--- start of DATA SECTION ---

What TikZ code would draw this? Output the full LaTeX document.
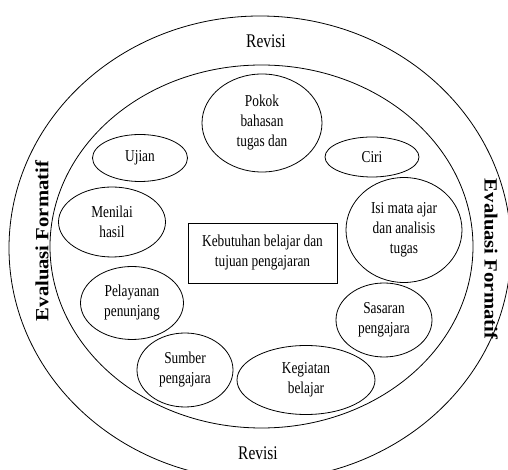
\documentclass[tikz,border=0pt]{standalone}
\usepackage{graphicx}
\usepackage{fontspec}
\setmainfont{Liberation Serif}[FakeStretch=0.8]
\newfontfamily\evalfont{Liberation Serif}
\usetikzlibrary{shapes.geometric}

\begin{document}
\begin{tikzpicture}[x=.75pt, y=-.75pt, line width=.6pt,
		item/.style={draw, ellipse, align=center, inner sep=0pt, font=\fontsize{12.5}{15}\selectfont},
		revisi/.style={anchor=base, font=\fontsize{14.5}{17}\selectfont},
		evaluasi/.style={font=\evalfont\bfseries\fontsize{15.5}{18}\selectfont}]
		\useasboundingbox(0, 0) rectangle (508, 470);
		\clip(0, 0) rectangle (508, 470);
		\draw(260, 248) ellipse [x radius=251, y radius=232];
		\draw(261.5, 246.5) ellipse [x radius=211.5, y radius=181.5];
		\node[revisi] (revisiatas) at(266, 48){Revisi};
		\node[revisi] (revisibawah) at(258, 460){Revisi};
		\node[evaluasi, rotate=90] (evalkiri) at(42, 241){\scalebox{1}[.9]{Evaluasi Formatif}};
		\node[evaluasi, rotate=-90] (evalkanan) at(491, 259){\scalebox{1}[.9]{Evaluasi Formatif}};
		\node[item, minimum width=90pt, minimum height=73.5pt] (pokok) at(262, 123){Pokok\\bahasan\\tugas dan};
		\node[item, minimum width=70.5pt, minimum height=30pt] (ciri) at(372, 157){Ciri};
		\node[item, minimum width=71.25pt, minimum height=35.25pt] (ujian) at(140, 158){Ujian};
		\node[item, minimum width=80.25pt, minimum height=52.5pt] (menilai) at(112, 222){Menilai\\hasil};
		\node[item, minimum width=87pt, minimum height=78.75pt] (isi) at(404, 230){Isi mata ajar\\dan analisis\\tugas};
		\node[item, minimum width=77.25pt, minimum height=54.75pt] (pelayanan) at(132, 303){Pelayanan\\penunjang};
		\node[item, minimum width=72pt, minimum height=55.5pt] (sasaran) at(384, 320){Sasaran\\pengajara};
		\node[item, minimum width=72pt, minimum height=55.5pt] (sumber) at(185, 370){Sumber\\pengajara};
		\node[item, minimum width=103.5pt, minimum height=51.75pt] (kegiatan) at(306, 380){Kegiatan\\belajar};
		\node[draw, align=center, minimum width=111.75pt, minimum height=45pt, font=\fontsize{12.5}{15}\selectfont] (kebutuhan) at(262.5, 253){Kebutuhan belajar dan\\tujuan pengajaran};
	\end{tikzpicture}
\end{document}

--- end of DATA SECTION ---

> [TO BE DONE]: Write the lines above out again exactly, without any of their pictures.

> [FINAL ANSWER]:
What TikZ code would draw this? Output the full LaTeX document.
\documentclass[tikz,border=0pt]{standalone}
\usepackage{graphicx}
\usepackage{fontspec}
\setmainfont{Liberation Serif}[FakeStretch=0.8]
\newfontfamily\evalfont{Liberation Serif}
\usetikzlibrary{shapes.geometric}

\begin{document}
\begin{tikzpicture}[x=.75pt, y=-.75pt, line width=.6pt,
		item/.style={draw, ellipse, align=center, inner sep=0pt, font=\fontsize{12.5}{15}\selectfont},
		revisi/.style={anchor=base, font=\fontsize{14.5}{17}\selectfont},
		evaluasi/.style={font=\evalfont\bfseries\fontsize{15.5}{18}\selectfont}]
		\useasboundingbox(0, 0) rectangle (508, 470);
		\clip(0, 0) rectangle (508, 470);
		\draw(260, 248) ellipse [x radius=251, y radius=232];
		\draw(261.5, 246.5) ellipse [x radius=211.5, y radius=181.5];
		\node[revisi] (revisiatas) at(266, 48){Revisi};
		\node[revisi] (revisibawah) at(258, 460){Revisi};
		\node[evaluasi, rotate=90] (evalkiri) at(42, 241){\scalebox{1}[.9]{Evaluasi Formatif}};
		\node[evaluasi, rotate=-90] (evalkanan) at(491, 259){\scalebox{1}[.9]{Evaluasi Formatif}};
		\node[item, minimum width=90pt, minimum height=73.5pt] (pokok) at(262, 123){Pokok\\bahasan\\tugas dan};
		\node[item, minimum width=70.5pt, minimum height=30pt] (ciri) at(372, 157){Ciri};
		\node[item, minimum width=71.25pt, minimum height=35.25pt] (ujian) at(140, 158){Ujian};
		\node[item, minimum width=80.25pt, minimum height=52.5pt] (menilai) at(112, 222){Menilai\\hasil};
		\node[item, minimum width=87pt, minimum height=78.75pt] (isi) at(404, 230){Isi mata ajar\\dan analisis\\tugas};
		\node[item, minimum width=77.25pt, minimum height=54.75pt] (pelayanan) at(132, 303){Pelayanan\\penunjang};
		\node[item, minimum width=72pt, minimum height=55.5pt] (sasaran) at(384, 320){Sasaran\\pengajara};
		\node[item, minimum width=72pt, minimum height=55.5pt] (sumber) at(185, 370){Sumber\\pengajara};
		\node[item, minimum width=103.5pt, minimum height=51.75pt] (kegiatan) at(306, 380){Kegiatan\\belajar};
		\node[draw, align=center, minimum width=111.75pt, minimum height=45pt, font=\fontsize{12.5}{15}\selectfont] (kebutuhan) at(262.5, 253){Kebutuhan belajar dan\\tujuan pengajaran};
	\end{tikzpicture}
\end{document}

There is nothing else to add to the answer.